The feel of the novels is very "Heinleinesque" (indeed the first book, A Matter For Men, was dedicated to Heinlein) and one perception of the books is to look at them as an entire life-cycle of a Heinlein Character, a distinctive sort of character usually central in all of Heinlein's novels, with a recognizable set of key personality traits (common sense, intelligence, fierce independence, and high competence), albeit at differing ages, sexes, and experience levels. Sometimes the type appears in multiple roles, as both central character and older, wiser mentor. One possible reason that Gerrold is holding off on the later books is that he intends to write them from McCarthy's central perspective of the oldest Heinlein character, older than Gerrold has been prior to around 2005.

Another Heinleinesque characteristic of the series is that, in the first book, the main characters' Jewish heritage is relegated to one throwaway sentence, similar to Heinlein's tendency to throw in a similar comment about the race or national origin of his central character. This heritage is more openly discussed in the later books of the series.
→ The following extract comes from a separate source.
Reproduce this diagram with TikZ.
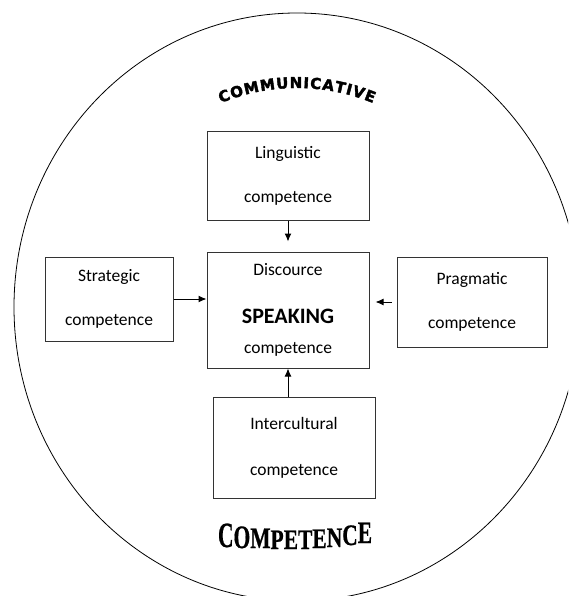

The series also shares a number of stylistic similarities to Heinlein's Starship Troopers, with substantial didactic portions akin to Starship Troopers' "History and Moral Philosophy" coursework discussions between the central character and a school mentor. The various aphorisms which open the chapters of the second editions also resemble the aphorisms in some of Heinlein's later books, such as Time Enough for Love.

Connections to other Gerrold works

Many characters and ideas from previous works by David Gerrold have made appearances in this series. Amongst them are H.A.R.L.I.E. (from the book When HARLIE Was One), tribbles (from Star Trek, disguised as Meeps), and the Space Elevator (from the book Bouncing Off the Moon).
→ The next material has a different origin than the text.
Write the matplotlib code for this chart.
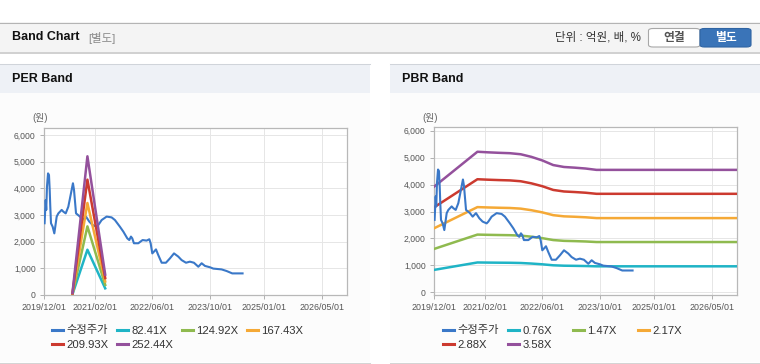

The reverse is also true—there are references to the series in other Gerrold novels. In Bouncing Off the Moon, there is a mention of a woman in Oregon claiming that a giant worm ate her horse, along with numerous passages about plagues spreading across the Earth, also suggesting that the two stories take place in the same story universe. A Covenant of Justice is an unrelated story, in which the Chtorran Gastropede makes a cameo. References to the series also appear in the Star Wolf novels, such as Chtorrans proper and a self-help guru named Daniel Jeffrey Foreman, suggesting the two series exist in the same universe. In Gerrold's 1977 novel, Moonstar Odyssey, there is a reference to "Chtorr-plants" "...named for the legendary place of child-eating demons from which they were supposed to have come" and having an alternate form of photosynthesis.

Naming of characters

For Season for Slaughter, Gerrold named several characters after actual people, who donated handsomely to Gerrold's favorite charities for the privilege ("tuckerization"). Gerrold had not thought to repeat the effort, but as work on Method for Madness progressed, he received so many fan inquiries about "buying a character" that he decided to do it again. Prior to that, In A Rage For Revenge, Gerrold included several characters, particularly children who were fated to be eaten by worms, named after friends he had made when attending his first UK Star Trek conventions.